Frank McKenna

Personal information
- Place of birth: Scotland
- Position(s): Wing forward

Senior career*
- Years: Team / Apps / (Gls)
- Vale of Leven
- 1920: Bethlehem Steel
- 1920–1921: Robins Dry Dock
- 1921–1922: Todd Shipyards / 20 / (15)
- 1922–1923: Paterson / 14 / (14)
- 1923–1926: Fall River / 74 / (20)
- 1926–1927: Indiana Flooring / 31 / (8)
- 1927–1928: → New York Nationals / 20 / (2)
- 1928: Fall River / 2 / (0)
- 1928: Providence / 3 / (0)
- 1928–1929: J&P Coats / 16 / (2)

= Frank McKenna (Scottish footballer) =

Scottish footballer

Frank McKenna was a Scottish football wing forward who began his career in Scotland before playing eight seasons in the American Soccer League.

McKenna began his career with Vale of Leven F.C. in the Scottish Football League Second Division. In the spring of 1919, he briefly joined Bethlehem Steel of the National Association Football League (NAFBL) after the completion of the 1918–1919 season. However, he left the team before the start of the 1919–1920 season. In May 1920, he rejoined Bethlehem Steel for the last few games of the season. He then moved to Brooklyn Robins Dry Dock for the 1920–1921 season. The move to Robins paid off when Dry Dock took the 1921 National Challenge Cup title. In 1921, several teams from the NAFBL merged with teams from the Southern New England Soccer League to form the first American Soccer League. While Robins intended to move to the new league, the parent corporation, Todd Shipyards consolidated Robins with another of the company's teams, Tebo Yacht Basin F.C., to form the Todd Shipyards team. Therefore, McKenna spent the 1921–1922 season with Todd. McKenna went to his second National Challenge Cup, but was on the losing side this time. Following that loss, the company withdrew the team from the league and McKenna moved to Paterson where he scored a goal a game in both league and cup play. Once again, he went to the National Challenge Cup, winning his second title as he assisted on John Hemingsley tying goal in the 84th minute. McKenna finished the season with the Fall River, one of the perennial powers in the ASL. During his three seasons in Fall River, McKenna won three league titles and yet another National Challenge Cup.

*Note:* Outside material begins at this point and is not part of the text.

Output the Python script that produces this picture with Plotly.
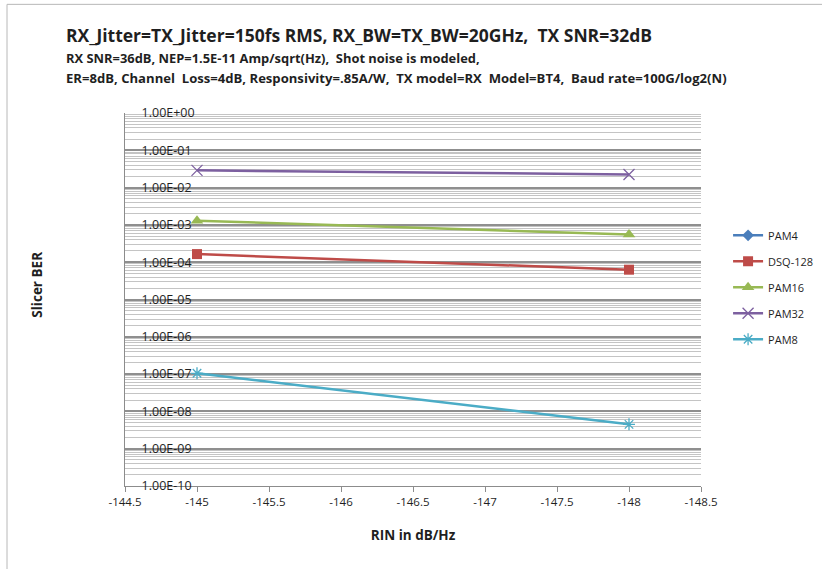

In 1925, he began the season with the 'Marksmen' but finished it with Indiana Flooring. In 1927, Indiana Flooring was renamed the New York Nationals. McKenna played sixteen games with the Nationals, then moved back to the 'Marksmen' for two games before moving to Providence for three games. He finished his ASL career with J&P Coats in 1928–1929.